Tributes to the aviation pioneer poured in from far and wide and were published in the pages of the Dayton Daily News.
“In the passing of Orville Wright the world has lost one of its great men, one whose contribution to its progress we have only begun to measure,” wrote Col. Edward Deeds, board chair of the National Cash Register Co.
“I have known Orville Wright for almost 50 years,” wrote James M. Cox, the publisher of the Dayton Daily News. “Others more acquainted with the sciences than I can better speak of his genius, but my admiration for the fine qualities of his character has amounted almost to a reverence. History will give him equal rank with his brother, Wilbur.”
President Harry S. Truman sent his sentiments from the White House to the Wright family:
“Please accept the deepest sympathy of Mrs. Truman and myself in your great bereavement. Few men have so profoundly affected the course of history as Orville and Wilbur Wright. Few men have opened up to mankind such great possibilities for an increasingly better world. They will be remembered always by their fellow countrymen with admiration and gratitude. HARRY S. TRUMAN”

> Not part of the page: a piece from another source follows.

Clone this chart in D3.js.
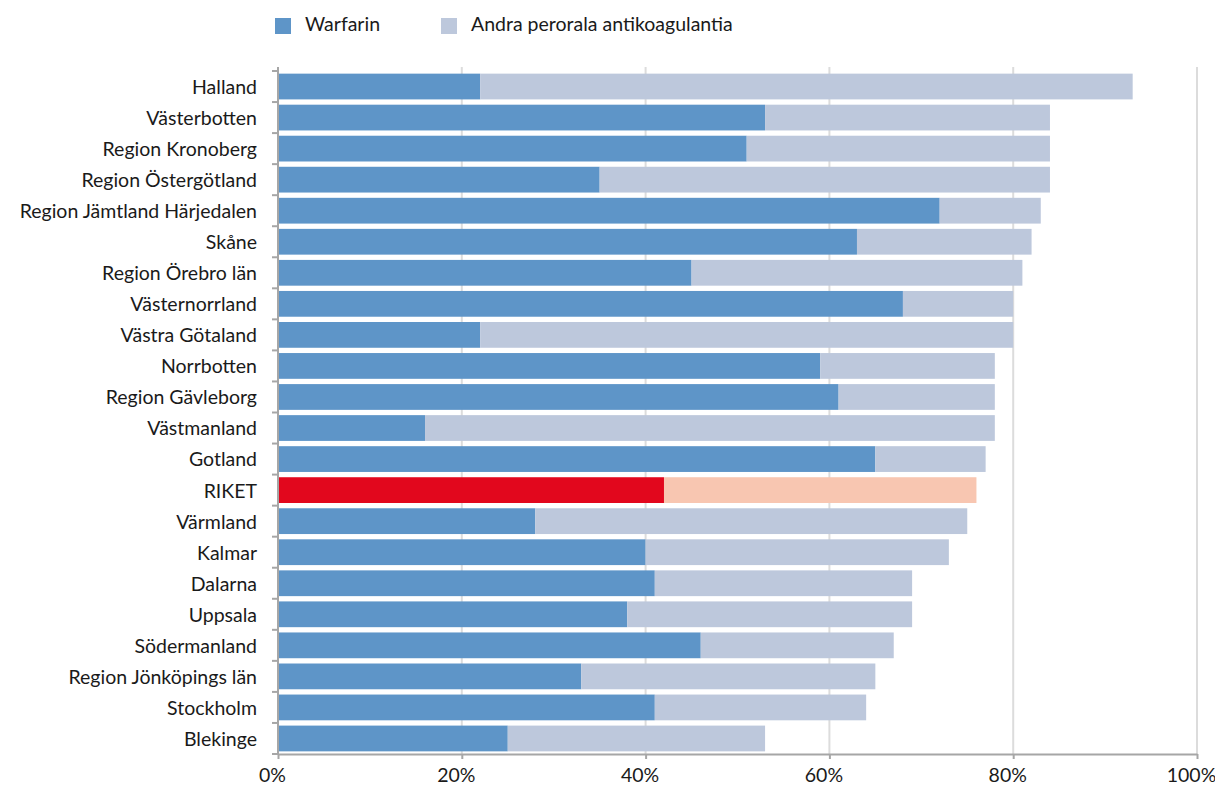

The Dayton Daily News reported that “civic life in Dayton came to a virtual standstill Monday afternoon as Dayton paused to honor Orville Wright.”
Mayor Edward Breen proclaimed the city enter a period of mourning for the inventor.
Flags were lowered to half-staff and municipal and county offices, the University of Dayton and area schools closed at noon. Dignitaries from across the country flew into Patterson Field to attend the funeral.
The First Baptist Church on Monument Avenue was packed for the afternoon services.
The newspaper reported more than 100 floral tributes covered the altar as the pastor of the church, Dr. Charles L. Seasholes, eulogized Wright as a genius and yet “a man who was just one of folks like us – middle class, Mid-Western American, with simple, devout parents, and a simple and modest way of life.”
Pallbearers carried the bronze casket past eight policeman and eight fireman forming a “cordon of honor” on the church steps. The funeral procession slowly made its way along Main Street, through the heart of the city, as hundreds of Daytonians lined the sidewalks.
Orville Wright’s procession, escorted by the highway patrol and Dayton police, ended at Woodland Cemetery where his brother Wilbur was buried in 1912.
As he was laid to rest a formation of P-80 jet planes passed over in tribute. The grouping was “battle-type” but with just four planes, the fifth was absent in honor of Wright, reported the newspaper.
“The planes made two other passes over the cemetery, dipping their wings on the final pass in honor of a departed brother,” the newspaper reported.